Supplied information –

----

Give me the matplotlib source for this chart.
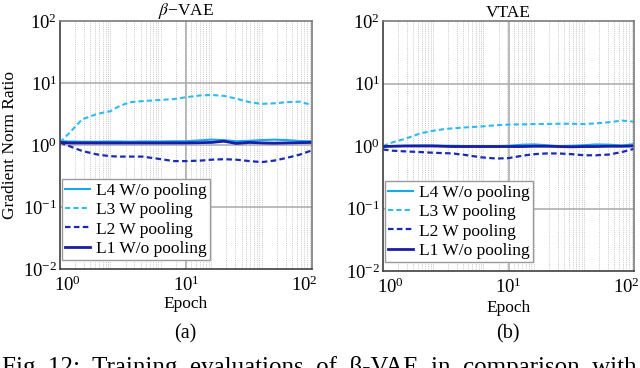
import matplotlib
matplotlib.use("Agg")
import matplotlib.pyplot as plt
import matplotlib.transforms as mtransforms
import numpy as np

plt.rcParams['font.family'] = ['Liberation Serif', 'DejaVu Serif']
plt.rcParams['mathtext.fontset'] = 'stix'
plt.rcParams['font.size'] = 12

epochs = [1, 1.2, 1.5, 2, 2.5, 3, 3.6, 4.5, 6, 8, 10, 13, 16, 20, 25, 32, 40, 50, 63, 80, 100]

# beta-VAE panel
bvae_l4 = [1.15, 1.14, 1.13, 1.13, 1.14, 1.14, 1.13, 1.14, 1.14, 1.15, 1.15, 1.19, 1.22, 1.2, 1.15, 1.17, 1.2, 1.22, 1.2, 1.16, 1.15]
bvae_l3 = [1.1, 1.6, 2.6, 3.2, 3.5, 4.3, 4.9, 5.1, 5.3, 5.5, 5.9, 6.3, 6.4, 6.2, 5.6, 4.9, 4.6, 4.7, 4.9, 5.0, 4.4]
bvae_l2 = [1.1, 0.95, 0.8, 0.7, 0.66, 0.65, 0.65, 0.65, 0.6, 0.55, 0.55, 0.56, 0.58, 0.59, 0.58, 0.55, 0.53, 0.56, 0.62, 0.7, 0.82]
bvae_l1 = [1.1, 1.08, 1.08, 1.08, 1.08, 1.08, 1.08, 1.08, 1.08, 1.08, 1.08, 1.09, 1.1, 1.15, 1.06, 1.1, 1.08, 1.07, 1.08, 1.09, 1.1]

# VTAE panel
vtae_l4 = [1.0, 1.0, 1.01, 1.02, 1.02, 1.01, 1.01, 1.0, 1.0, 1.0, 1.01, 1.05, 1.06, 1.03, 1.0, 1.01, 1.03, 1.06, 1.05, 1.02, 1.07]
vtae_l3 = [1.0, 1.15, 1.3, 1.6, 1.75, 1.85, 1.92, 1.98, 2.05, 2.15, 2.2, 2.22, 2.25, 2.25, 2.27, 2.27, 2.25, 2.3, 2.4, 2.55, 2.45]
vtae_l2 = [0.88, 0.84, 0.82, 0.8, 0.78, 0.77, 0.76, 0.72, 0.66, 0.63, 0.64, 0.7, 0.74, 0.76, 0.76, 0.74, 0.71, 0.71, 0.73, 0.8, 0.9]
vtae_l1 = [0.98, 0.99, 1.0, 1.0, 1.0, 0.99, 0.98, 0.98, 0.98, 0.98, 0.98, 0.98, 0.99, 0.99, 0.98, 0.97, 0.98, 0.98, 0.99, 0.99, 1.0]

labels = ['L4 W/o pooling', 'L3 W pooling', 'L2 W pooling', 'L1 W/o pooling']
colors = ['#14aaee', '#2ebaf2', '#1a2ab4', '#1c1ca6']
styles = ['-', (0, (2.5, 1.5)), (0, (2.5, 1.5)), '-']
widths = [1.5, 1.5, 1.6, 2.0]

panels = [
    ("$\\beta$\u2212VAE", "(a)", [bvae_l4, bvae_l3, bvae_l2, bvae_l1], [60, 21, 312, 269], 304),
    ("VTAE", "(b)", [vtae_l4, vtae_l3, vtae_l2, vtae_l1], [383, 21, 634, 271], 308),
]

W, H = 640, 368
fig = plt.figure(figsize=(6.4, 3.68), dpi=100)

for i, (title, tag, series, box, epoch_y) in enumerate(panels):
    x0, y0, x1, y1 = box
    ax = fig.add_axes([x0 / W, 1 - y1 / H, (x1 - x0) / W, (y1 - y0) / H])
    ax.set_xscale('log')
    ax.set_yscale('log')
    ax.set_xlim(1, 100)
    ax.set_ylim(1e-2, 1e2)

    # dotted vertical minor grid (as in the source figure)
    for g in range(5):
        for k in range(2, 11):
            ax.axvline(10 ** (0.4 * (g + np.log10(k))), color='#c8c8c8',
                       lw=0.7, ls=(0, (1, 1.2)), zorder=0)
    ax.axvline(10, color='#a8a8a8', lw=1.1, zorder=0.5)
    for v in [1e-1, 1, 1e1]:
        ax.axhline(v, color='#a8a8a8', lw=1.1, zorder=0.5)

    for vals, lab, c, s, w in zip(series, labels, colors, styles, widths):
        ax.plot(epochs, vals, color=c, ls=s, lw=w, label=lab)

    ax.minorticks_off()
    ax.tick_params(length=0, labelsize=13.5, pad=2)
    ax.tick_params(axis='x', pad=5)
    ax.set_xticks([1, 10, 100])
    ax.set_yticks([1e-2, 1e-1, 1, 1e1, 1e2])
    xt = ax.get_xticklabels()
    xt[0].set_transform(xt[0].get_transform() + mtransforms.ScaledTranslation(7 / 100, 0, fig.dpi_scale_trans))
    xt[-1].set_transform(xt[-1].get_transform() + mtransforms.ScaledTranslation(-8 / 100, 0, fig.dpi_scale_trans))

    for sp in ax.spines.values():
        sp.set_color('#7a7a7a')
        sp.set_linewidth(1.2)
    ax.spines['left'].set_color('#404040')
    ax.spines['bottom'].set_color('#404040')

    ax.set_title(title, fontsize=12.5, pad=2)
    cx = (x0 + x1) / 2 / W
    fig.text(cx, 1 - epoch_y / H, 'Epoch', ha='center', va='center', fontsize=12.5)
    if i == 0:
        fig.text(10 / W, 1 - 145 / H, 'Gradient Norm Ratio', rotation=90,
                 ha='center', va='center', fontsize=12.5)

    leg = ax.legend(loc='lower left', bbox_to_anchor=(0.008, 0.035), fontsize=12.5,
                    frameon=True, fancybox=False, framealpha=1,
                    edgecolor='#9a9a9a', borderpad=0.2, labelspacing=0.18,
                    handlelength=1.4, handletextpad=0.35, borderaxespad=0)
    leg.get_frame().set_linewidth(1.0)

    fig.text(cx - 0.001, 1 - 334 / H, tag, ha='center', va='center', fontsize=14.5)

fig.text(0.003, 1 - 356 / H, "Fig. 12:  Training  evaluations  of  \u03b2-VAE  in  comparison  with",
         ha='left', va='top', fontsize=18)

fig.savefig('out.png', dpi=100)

----

Description of the task – Leave out any pictures, please, and quote only the lines from the top of the data through the line that contains "63, 80, 100]".

Response to this task –
Give me the matplotlib source for this chart.
import matplotlib
matplotlib.use("Agg")
import matplotlib.pyplot as plt
import matplotlib.transforms as mtransforms
import numpy as np

plt.rcParams['font.family'] = ['Liberation Serif', 'DejaVu Serif']
plt.rcParams['mathtext.fontset'] = 'stix'
plt.rcParams['font.size'] = 12

epochs = [1, 1.2, 1.5, 2, 2.5, 3, 3.6, 4.5, 6, 8, 10, 13, 16, 20, 25, 32, 40, 50, 63, 80, 100]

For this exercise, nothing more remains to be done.